For compassionate people, navigating a world where exploitation and injustice dominate news headlines can be deeply painful – even harmful to your mental health. These feelings can’t just be blocked out, but they can be channelled into positive self-care rituals and meaningful actions that make a difference.
In this article, we break down what it means to be a compassionate person, how your mental health may be impacted, and a few useful strategies for turning difficult feelings into positive actions.
What is a compassionate person?
Most people show empathy in their daily lives, but compassion takes empathy one step further. While empathy is the ability to identify with and feel what somebody else is feeling, compassion comes with the added motivation to heal the suffering of others and take thoughtful action.
You may show compassion to other people, but compassion can also mean treating yourself with patience and kindness during mistakes or difficult times. It can also extend beyond people to environmental compassion, which means respecting and protecting nature, animals, and the planet.
When caring impacts your mental health
Like empaths, compassionate people can be more vulnerable to mental health struggles because they often absorb the emotions and suffering of others very deeply. Paired with the desire to help others and make a positive difference, this can easily lead to exhaustion, stress, guilt, or compassion fatigue.
How to look after your mental health as a compassionate person
- Practice self-compassion by speaking to yourself with the same kindness and patience you offer others.
- Set healthy emotional boundaries: caring about people and doing what you can to help doesn’t mean carrying every problem as your own responsibility.
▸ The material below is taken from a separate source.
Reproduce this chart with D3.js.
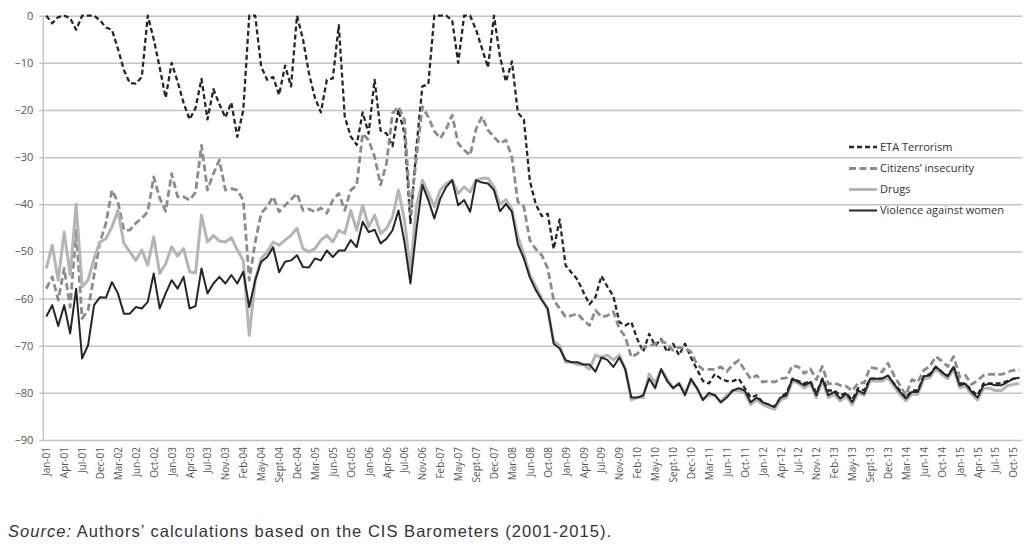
<!DOCTYPE html>
<html><head><meta charset="utf-8">
<script src="https://cdn.jsdelivr.net/npm/d3@7"></script>
<style>body{margin:0;background:#fff;} svg{display:block;}</style>
</head><body>
<svg id="c" width="1024" height="552"></svg>
<script>
const tickLabels = ["Jan-01","Apr-01","Jul-01","Dec-01","Mar-02","Jun-02","Oct-02","Jan-03","Apr-03","Jul-03","Nov-03","Feb-04","May-04","Sept-04","Dec-04","Mar-05","Jun-05","Oct-05","Jan-06","Apr-06","Jul-06","Nov-06","Feb-07","May-07","Sept-07","Dec-07","Mar-08","Jun-08","Oct-08","Jan-09","Apr-09","Jul-09","Nov-09","Feb-10","May-10","Sept-10","Dec-10","Mar-11","Jun-11","Oct-11","Jan-12","Apr-12","Jul-12","Nov-12","Feb-13","May-13","Sept-13","Dec-13","Mar-14","Jun-14","Oct-14","Jan-15","Apr-15","Jul-15","Oct-15"];
const yTickValues = [0,-10,-20,-30,-40,-50,-60,-70,-80,-90];
const seriesNames = ["ETA Terrorism","Citizens\u2019 insecurity","Drugs","Violence against women"];

const eta = [0,-1.6,-0.3,0,-0.5,-3,0,0,0,-1,
-2.5,-3,-7,-11.5,-14.3,-14.4,-13,0,-5,-11,
-17.4,-10,-14,-18.5,-22,-19.6,-13.4,-22,-15.6,-18.8,
-21.6,-18.4,-25.7,-20,0,0,-10.8,-13.6,-13,-16.8,
-10.6,-15,0,-5,-12.2,-17.4,-20.5,-13.6,-13.3,-2,
-21.4,-25.6,-27.4,-20.5,-25,-13.6,-24.4,-25,-27.7,-19.9,
-25,-44,-28,-15,-14.5,0,0,0,-1,-10,
0,0,-3,-7,-11,0,-8.7,-14,-9.7,-20.6,
-22,-35,-40,-42.5,-42,-49.5,-43.2,-53,-54.5,-56,
-58.7,-61.2,-59.7,-55.2,-57.5,-59.5,-65,-65.7,-65,-68.6,
-71.3,-67.5,-70,-68.6,-71.3,-69.6,-72,-69.6,-72.5,-75,
-77.5,-78,-76,-77,-77.5,-77.5,-77,-79,-81,-80.5,
-82,-82.5,-83,-81,-80,-77,-77.5,-78,-77.5,-80,
-77,-79.5,-79.5,-80.5,-80,-81.5,-79,-79.5,-77,-77,
-77,-76.5,-78,-79.5,-81,-79.5,-79.5,-76.5,-76,-74.5,
-75.5,-76.5,-74.5,-78,-78,-79.5,-80.5,-78,-78,-78,
-78,-77.5,-77,-76.8];

const citizens = [-57.9,-55.4,-60.3,-53.6,-61.8,-45.5,-64.2,-62.5,-55,-48,
-44,-37,-39.5,-45.5,-45.5,-44,-43,-41.6,-34.2,-38.7,
-41.5,-33.5,-38.4,-38.4,-39.1,-37.5,-27.5,-37,-33.5,-30.6,
-37,-36.7,-37,-39.1,-56.1,-48,-41.9,-40.5,-38.4,-41.6,
-40.2,-39,-37.7,-41.3,-41,-41.6,-40.8,-41.9,-39.1,-37.7,
-41.3,-37,-36,-25,-26.4,-29.9,-35.9,-31.3,-20.7,-19.3,
-22.1,-42,-30,-19.3,-21.5,-24.5,-26,-24,-21.1,-27.1,
-28.5,-29.6,-24,-21.4,-24.3,-25.7,-27.1,-26.4,-30,-39.5,
-40.5,-47.6,-49.5,-50.8,-53.6,-60.3,-62.1,-63.9,-63.6,-63.2,
-64.6,-65.7,-62.5,-63.9,-63.6,-62.8,-66.4,-68.1,-72.4,-71.7,
-70.3,-70,-69.6,-68.9,-69.6,-71,-70.3,-70.6,-71.3,-74,
-75,-75,-75,-74.5,-75.5,-74,-73.1,-75.2,-77,-76.3,
-77.7,-77.5,-77.7,-77,-76.8,-74.2,-74.5,-75.9,-74.9,-77.2,
-74.4,-78.1,-77.9,-78.4,-78.6,-79.6,-77.9,-77.9,-74.6,-74.8,
-75.6,-73.7,-76.3,-78.4,-80.5,-77.2,-77.7,-75.2,-74.4,-72.3,
-73.2,-74.4,-72.3,-76.6,-76.3,-78.2,-77.4,-76.3,-76.1,-76.1,
-76.1,-75.6,-75.2,-75.2];

const drugs = [-53.6,-48.7,-56.1,-45.9,-55,-40,-57.5,-56.1,-51.5,-48,
-47.3,-44.8,-41.3,-48.3,-50.1,-51.9,-49.7,-52.9,-46.9,-54.7,
-52.6,-49.0,-51,-49.4,-54.3,-54.6,-42.3,-48,-46.6,-47.8,
-48,-47.1,-49.7,-51.9,-67.8,-56.1,-51.5,-50.1,-48,-48.7,
-47.6,-46.6,-45.1,-49.4,-50.1,-49.4,-47.6,-46.6,-48,-45.5,
-46.2,-41.3,-45.5,-40.2,-44.8,-42.3,-46.2,-45.1,-42.7,-37,
-43.4,-54,-40.5,-34.9,-37.7,-40.5,-37,-35.6,-34.9,-37.7,
-36.3,-37.4,-34.9,-34.5,-34.5,-36.3,-40,-39,-41,-47,
-50.5,-55,-57.5,-60,-62.5,-69,-70,-73.5,-73.5,-74,
-74,-75,-72,-72.5,-72,-73,-72,-75,-81.5,-81,
-81,-76,-78,-75,-77,-79,-78,-80,-77.5,-79,
-81.5,-80.5,-80.5,-82,-80.5,-79.5,-79.5,-80,-82.5,-81.5,
-82.5,-83,-83.5,-81.5,-81,-77.5,-78,-79,-78,-81,
-77.5,-81,-80.3,-81.7,-80.7,-82.5,-80,-80.5,-77.5,-77.5,
-77.5,-76.8,-78.6,-80.3,-81.7,-80.3,-80.3,-77,-76.8,-74.9,
-76.1,-77,-75,-78.9,-78.6,-80.3,-81.5,-79,-79,-79.5,
-79.5,-78.5,-78.2,-78];

const violence = [-63.8,-61.4,-65.8,-61.4,-67.4,-57.9,-72.7,-69.9,-61.4,-59.7,
-59.8,-56.5,-58.9,-63.2,-63.2,-61.8,-62.1,-60.7,-54.7,-62.1,
-58.9,-56.1,-57.9,-55.4,-62.1,-61.6,-53.6,-58.9,-56.8,-55.4,
-56.8,-55.0,-56.8,-54.3,-61.8,-56.1,-52.2,-51.2,-49.1,-54.4,
-52.2,-51.9,-50.8,-53.3,-53.4,-51.5,-51.9,-49.8,-51.2,-49.8,
-49.8,-47.6,-49.1,-43.7,-45.9,-45.4,-48.3,-47.3,-45.5,-41.3,
-48.0,-56.8,-45.5,-35.9,-39.1,-43.0,-38.8,-36.3,-34.9,-40.2,
-39.1,-41.6,-34.9,-35.4,-35.6,-37.0,-41.5,-39.9,-41.6,-48.5,
-51.5,-55.5,-58.2,-60.3,-62.1,-69.6,-70.6,-73.1,-73.5,-73.5,
-74,-74,-75.5,-72.5,-73,-74.5,-72.5,-75,-81,-81,
-80.5,-77,-79,-75,-77.5,-79,-78,-80.5,-77,-79,
-81.5,-80,-80.5,-82,-81,-79.5,-79,-79.5,-82,-81,
-82,-82.5,-83,-81,-80.5,-77,-77.7,-78.4,-77.7,-80.5,
-77,-80.5,-79.8,-81.2,-80.2,-82,-79.5,-80.2,-77,-77,
-77,-76.3,-78.1,-79.8,-81.2,-79.8,-79.8,-76.5,-76.3,-74.4,
-75.6,-76.5,-74.5,-78.4,-78.1,-79.8,-81,-78.4,-78.1,-78.4,
-78.4,-77.7,-77,-76.8];

const N = violence.length;
const L = 43.3, R = 1022.3, T = 15.7, B = 440;
const svg = d3.select("#c");
const x = d3.scalePoint().domain(d3.range(N)).range([L, R]).padding(0.5);
const y = d3.scaleLinear().domain([-90, 0]).range([B, T]);

// y axis with gridlines
const gy = svg.append("g").attr("transform", `translate(${L},0)`)
  .call(d3.axisLeft(y).tickValues(yTickValues).tickSize(-(R - L)).tickSizeOuter(0).tickPadding(10).tickFormat(d3.format("d")));
gy.select(".domain").remove();
gy.selectAll(".tick line").attr("x1", -4).attr("stroke", "#c4c4c4").attr("stroke-width", 1.5);
gy.selectAll(".tick text").attr("fill", "#555").attr("font-family", "'Open Sans', sans-serif").attr("font-size", 11);
svg.append("line").attr("x1", L).attr("x2", L).attr("y1", T).attr("y2", B).attr("stroke", "#c4c4c4").attr("stroke-width", 1.5);

// x axis
const gx = svg.append("g").attr("transform", `translate(0,${B})`)
  .call(d3.axisBottom(x).tickValues(d3.range(0, N, 3)).tickFormat(i => tickLabels[i / 3]).tickSize(0));
gx.select(".domain").remove();
gx.selectAll(".tick text")
  .attr("transform", "rotate(-90)")
  .attr("x", -7).attr("y", 0).attr("dy", "0.35em")
  .attr("text-anchor", "end")
  .attr("fill", "#555").attr("font-family", "'Open Sans', sans-serif").attr("font-size", 10);

const styles = [
  {data: eta, color: "#262626", width: 2.3, dash: "5,3"},
  {data: citizens, color: "#8c8c8c", width: 2.8, dash: "7,3.5"},
  {data: drugs, color: "#b5b5b5", width: 3, dash: null},
  {data: violence, color: "#262626", width: 2, dash: null}
];
const line = d3.line().x((d, i) => x(i)).y(d => y(d)).curve(d3.curveLinear);
const gl = svg.append("g");
styles.forEach(s => {
  gl.append("path").datum(s.data).attr("d", line)
    .attr("fill", "none").attr("stroke", s.color).attr("stroke-width", s.width)
    .attr("stroke-dasharray", s.dash).attr("stroke-linejoin", "round");
});

// legend
const lg = svg.append("g");
const rowsY = [147, 168.5, 189.5, 210.5];
styles.forEach((s, k) => {
  lg.append("line").attr("x1", 849).attr("x2", 877).attr("y1", rowsY[k]).attr("y2", rowsY[k])
    .attr("stroke", s.color).attr("stroke-width", s.width).attr("stroke-dasharray", s.dash);
  lg.append("text").attr("x", 880).attr("y", rowsY[k]).attr("dy", "0.35em")
    .attr("font-family", "'Open Sans', sans-serif").attr("font-size", 11).attr("fill", "#333")
    .text(seriesNames[k]);
});

// caption
const cap = svg.append("text").attr("x", 8).attr("y", 537)
  .attr("font-family", "'Liberation Sans', Arial, sans-serif").attr("font-size", 16.5).attr("fill", "#333")
  .attr("textLength", 603).attr("lengthAdjust", "spacing");
cap.append("tspan").attr("font-style", "italic").text("Source:");
cap.append("tspan").text(" Authors\u2019 calculations based on the CIS Barometers (2001-2015).");
</script>
</body></html>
- Take regular breaks from emotionally heavy situations, the news, or caregiving roles to prevent compassion fatigue.
- Make time for activities that restore you, like sleep, exercise, hobbies, time in nature, creativity, or quiet reflection.
- Learn to say “no” without guilt when your energy or mental capacity is low – you need to fill your own cup to be able to support others.
- Share your feelings with trusted friends, family, or a mental health professional instead of bottling everything up.
- Practice mindfulness or grounding techniques to stay emotionally balanced and present.
Channelling difficult feelings
It can be helpful to know you’re not alone. Even in the media, we see celebrities battling with their mental health and turning difficult emotions into something meaningful. This can be really inspiring and help to open up the conversation around mental health.
For example, musicians often turn struggle into songs that help both themselves and others feel understood. In the same way, people may channel pain into art, writing, helping others, activism, environmental work, or personal growth, turning sadness into empathy, strength, and positive change.
Being compassionate can be difficult, but it’s also a wonderful quality to have. By setting boundaries and being as gentle with yourself as you are with others, you can make a positive difference without it impacting your mental health.